COLLECTED DATA:
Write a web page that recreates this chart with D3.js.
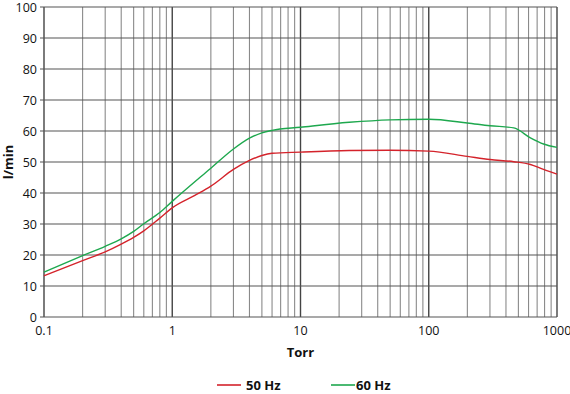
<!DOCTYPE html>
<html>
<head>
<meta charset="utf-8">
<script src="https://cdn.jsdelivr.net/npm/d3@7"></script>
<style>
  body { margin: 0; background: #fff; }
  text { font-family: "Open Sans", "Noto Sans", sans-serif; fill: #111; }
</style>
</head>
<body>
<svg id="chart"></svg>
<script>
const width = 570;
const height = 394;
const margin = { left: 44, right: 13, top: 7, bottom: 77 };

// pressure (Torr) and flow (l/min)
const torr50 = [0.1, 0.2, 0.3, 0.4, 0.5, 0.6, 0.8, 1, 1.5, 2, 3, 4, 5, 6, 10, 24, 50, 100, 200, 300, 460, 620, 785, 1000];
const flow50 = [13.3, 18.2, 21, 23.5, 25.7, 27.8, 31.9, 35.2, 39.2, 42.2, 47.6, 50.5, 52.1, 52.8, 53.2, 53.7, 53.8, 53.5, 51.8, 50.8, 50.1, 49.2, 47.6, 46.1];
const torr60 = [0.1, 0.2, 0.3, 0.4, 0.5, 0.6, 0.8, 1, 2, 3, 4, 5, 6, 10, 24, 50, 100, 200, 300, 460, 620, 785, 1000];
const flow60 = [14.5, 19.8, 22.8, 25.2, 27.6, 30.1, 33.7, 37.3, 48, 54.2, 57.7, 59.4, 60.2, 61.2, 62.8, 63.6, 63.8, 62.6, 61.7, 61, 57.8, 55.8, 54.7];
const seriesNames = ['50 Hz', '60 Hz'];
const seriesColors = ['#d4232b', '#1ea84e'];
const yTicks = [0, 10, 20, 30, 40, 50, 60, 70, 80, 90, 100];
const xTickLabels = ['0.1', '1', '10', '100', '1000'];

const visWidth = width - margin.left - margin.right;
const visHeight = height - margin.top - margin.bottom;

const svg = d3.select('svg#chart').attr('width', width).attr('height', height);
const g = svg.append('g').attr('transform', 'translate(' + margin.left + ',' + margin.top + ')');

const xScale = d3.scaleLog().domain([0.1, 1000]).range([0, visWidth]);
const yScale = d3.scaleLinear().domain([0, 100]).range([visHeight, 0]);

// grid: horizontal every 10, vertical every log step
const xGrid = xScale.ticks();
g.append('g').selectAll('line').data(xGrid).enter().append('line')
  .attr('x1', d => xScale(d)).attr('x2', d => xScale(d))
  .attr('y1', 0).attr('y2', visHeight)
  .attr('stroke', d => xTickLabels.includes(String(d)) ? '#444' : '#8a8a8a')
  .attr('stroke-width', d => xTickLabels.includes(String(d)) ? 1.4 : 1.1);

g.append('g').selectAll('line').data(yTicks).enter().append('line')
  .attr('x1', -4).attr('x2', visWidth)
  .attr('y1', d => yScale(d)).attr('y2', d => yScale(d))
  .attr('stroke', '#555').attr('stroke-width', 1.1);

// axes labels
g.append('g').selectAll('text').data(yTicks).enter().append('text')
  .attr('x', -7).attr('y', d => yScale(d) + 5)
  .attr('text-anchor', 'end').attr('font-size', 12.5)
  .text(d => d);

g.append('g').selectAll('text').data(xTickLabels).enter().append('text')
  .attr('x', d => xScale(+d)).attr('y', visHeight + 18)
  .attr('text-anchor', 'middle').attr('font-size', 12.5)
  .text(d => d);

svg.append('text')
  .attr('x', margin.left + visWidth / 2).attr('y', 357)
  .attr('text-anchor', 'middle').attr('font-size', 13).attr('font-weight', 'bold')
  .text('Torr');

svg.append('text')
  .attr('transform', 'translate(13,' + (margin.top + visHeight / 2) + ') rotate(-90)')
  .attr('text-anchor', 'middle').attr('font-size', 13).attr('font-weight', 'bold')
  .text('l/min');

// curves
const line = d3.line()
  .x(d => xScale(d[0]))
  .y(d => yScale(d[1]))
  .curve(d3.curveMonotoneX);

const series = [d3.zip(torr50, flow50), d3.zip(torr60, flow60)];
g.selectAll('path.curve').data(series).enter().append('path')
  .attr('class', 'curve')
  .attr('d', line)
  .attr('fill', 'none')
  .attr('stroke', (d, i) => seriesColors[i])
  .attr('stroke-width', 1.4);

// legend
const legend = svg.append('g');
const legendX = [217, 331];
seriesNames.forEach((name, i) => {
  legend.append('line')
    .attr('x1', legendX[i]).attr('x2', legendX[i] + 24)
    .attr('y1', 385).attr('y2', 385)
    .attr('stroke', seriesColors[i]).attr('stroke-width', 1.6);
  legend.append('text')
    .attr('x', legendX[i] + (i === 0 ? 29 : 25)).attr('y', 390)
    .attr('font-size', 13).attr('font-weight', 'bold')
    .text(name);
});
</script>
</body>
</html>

PROBLEM TO WORK ON: Return, unchanged, the lines from the first line of the material through the line that holds "7, bottom: 77", inclusive, omitting pictures.

TASK OUTPUT:
Write a web page that recreates this chart with D3.js.
<!DOCTYPE html>
<html>
<head>
<meta charset="utf-8">
<script src="https://cdn.jsdelivr.net/npm/d3@7"></script>
<style>
  body { margin: 0; background: #fff; }
  text { font-family: "Open Sans", "Noto Sans", sans-serif; fill: #111; }
</style>
</head>
<body>
<svg id="chart"></svg>
<script>
const width = 570;
const height = 394;
const margin = { left: 44, right: 13, top: 7, bottom: 77 };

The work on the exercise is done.